What is being asked: Would you write out the listing verbatim and skip every picture in it?

Data extract:
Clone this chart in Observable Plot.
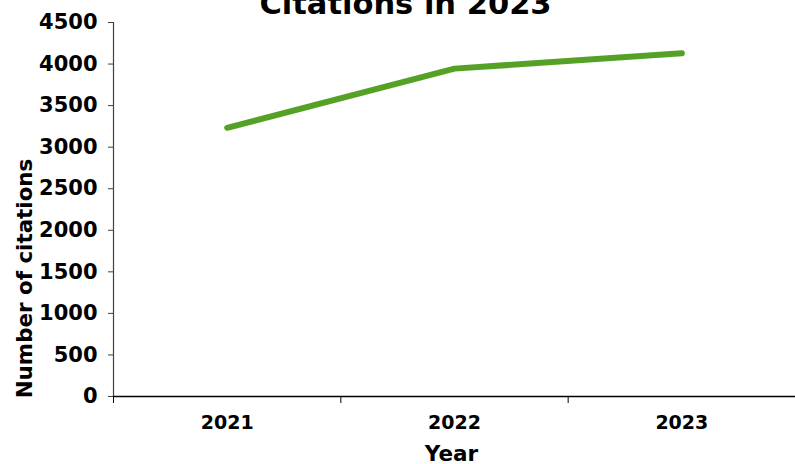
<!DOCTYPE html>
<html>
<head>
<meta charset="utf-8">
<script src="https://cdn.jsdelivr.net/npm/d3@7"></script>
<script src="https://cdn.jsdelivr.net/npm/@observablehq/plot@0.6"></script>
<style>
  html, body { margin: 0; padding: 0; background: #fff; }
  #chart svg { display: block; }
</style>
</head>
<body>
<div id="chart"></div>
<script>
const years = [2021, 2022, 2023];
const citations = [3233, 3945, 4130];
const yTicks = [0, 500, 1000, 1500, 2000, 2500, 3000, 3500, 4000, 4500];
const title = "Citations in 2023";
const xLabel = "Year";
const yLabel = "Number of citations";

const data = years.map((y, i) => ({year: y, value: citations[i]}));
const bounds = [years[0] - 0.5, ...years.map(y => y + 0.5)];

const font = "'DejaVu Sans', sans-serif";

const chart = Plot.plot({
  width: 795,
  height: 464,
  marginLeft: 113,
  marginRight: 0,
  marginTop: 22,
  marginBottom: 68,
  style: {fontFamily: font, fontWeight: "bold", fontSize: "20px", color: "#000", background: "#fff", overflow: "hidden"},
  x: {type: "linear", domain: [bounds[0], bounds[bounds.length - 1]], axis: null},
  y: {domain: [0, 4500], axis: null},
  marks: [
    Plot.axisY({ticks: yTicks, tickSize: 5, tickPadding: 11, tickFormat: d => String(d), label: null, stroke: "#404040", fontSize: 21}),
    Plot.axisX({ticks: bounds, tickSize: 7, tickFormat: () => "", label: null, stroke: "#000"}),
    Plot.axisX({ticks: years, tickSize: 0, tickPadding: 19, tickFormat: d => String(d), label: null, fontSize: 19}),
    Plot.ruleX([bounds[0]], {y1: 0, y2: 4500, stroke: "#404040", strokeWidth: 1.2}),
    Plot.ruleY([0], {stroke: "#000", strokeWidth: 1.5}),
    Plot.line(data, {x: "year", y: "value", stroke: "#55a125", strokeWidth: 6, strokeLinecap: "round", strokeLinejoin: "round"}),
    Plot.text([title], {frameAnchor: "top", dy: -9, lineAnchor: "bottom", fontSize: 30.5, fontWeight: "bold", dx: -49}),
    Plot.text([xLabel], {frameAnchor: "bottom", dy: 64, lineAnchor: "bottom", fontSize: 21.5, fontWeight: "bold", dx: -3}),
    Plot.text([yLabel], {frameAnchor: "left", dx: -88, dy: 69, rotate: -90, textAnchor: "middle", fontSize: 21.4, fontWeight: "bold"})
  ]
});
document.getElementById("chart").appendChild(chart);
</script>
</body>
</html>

The result:
Clone this chart in Observable Plot.
<!DOCTYPE html>
<html>
<head>
<meta charset="utf-8">
<script src="https://cdn.jsdelivr.net/npm/d3@7"></script>
<script src="https://cdn.jsdelivr.net/npm/@observablehq/plot@0.6"></script>
<style>
  html, body { margin: 0; padding: 0; background: #fff; }
  #chart svg { display: block; }
</style>
</head>
<body>
<div id="chart"></div>
<script>
const years = [2021, 2022, 2023];
const citations = [3233, 3945, 4130];
const yTicks = [0, 500, 1000, 1500, 2000, 2500, 3000, 3500, 4000, 4500];
const title = "Citations in 2023";
const xLabel = "Year";
const yLabel = "Number of citations";

const data = years.map((y, i) => ({year: y, value: citations[i]}));
const bounds = [years[0] - 0.5, ...years.map(y => y + 0.5)];

const font = "'DejaVu Sans', sans-serif";

const chart = Plot.plot({
  width: 795,
  height: 464,
  marginLeft: 113,
  marginRight: 0,
  marginTop: 22,
  marginBottom: 68,
  style: {fontFamily: font, fontWeight: "bold", fontSize: "20px", color: "#000", background: "#fff", overflow: "hidden"},
  x: {type: "linear", domain: [bounds[0], bounds[bounds.length - 1]], axis: null},
  y: {domain: [0, 4500], axis: null},
  marks: [
    Plot.axisY({ticks: yTicks, tickSize: 5, tickPadding: 11, tickFormat: d => String(d), label: null, stroke: "#404040", fontSize: 21}),
    Plot.axisX({ticks: bounds, tickSize: 7, tickFormat: () => "", label: null, stroke: "#000"}),
    Plot.axisX({ticks: years, tickSize: 0, tickPadding: 19, tickFormat: d => String(d), label: null, fontSize: 19}),
    Plot.ruleX([bounds[0]], {y1: 0, y2: 4500, stroke: "#404040", strokeWidth: 1.2}),
    Plot.ruleY([0], {stroke: "#000", strokeWidth: 1.5}),
    Plot.line(data, {x: "year", y: "value", stroke: "#55a125", strokeWidth: 6, strokeLinecap: "round", strokeLinejoin: "round"}),
    Plot.text([title], {frameAnchor: "top", dy: -9, lineAnchor: "bottom", fontSize: 30.5, fontWeight: "bold", dx: -49}),
    Plot.text([xLabel], {frameAnchor: "bottom", dy: 64, lineAnchor: "bottom", fontSize: 21.5, fontWeight: "bold", dx: -3}),
    Plot.text([yLabel], {frameAnchor: "left", dx: -88, dy: 69, rotate: -90, textAnchor: "middle", fontSize: 21.4, fontWeight: "bold"})
  ]
});
document.getElementById("chart").appendChild(chart);
</script>
</body>
</html>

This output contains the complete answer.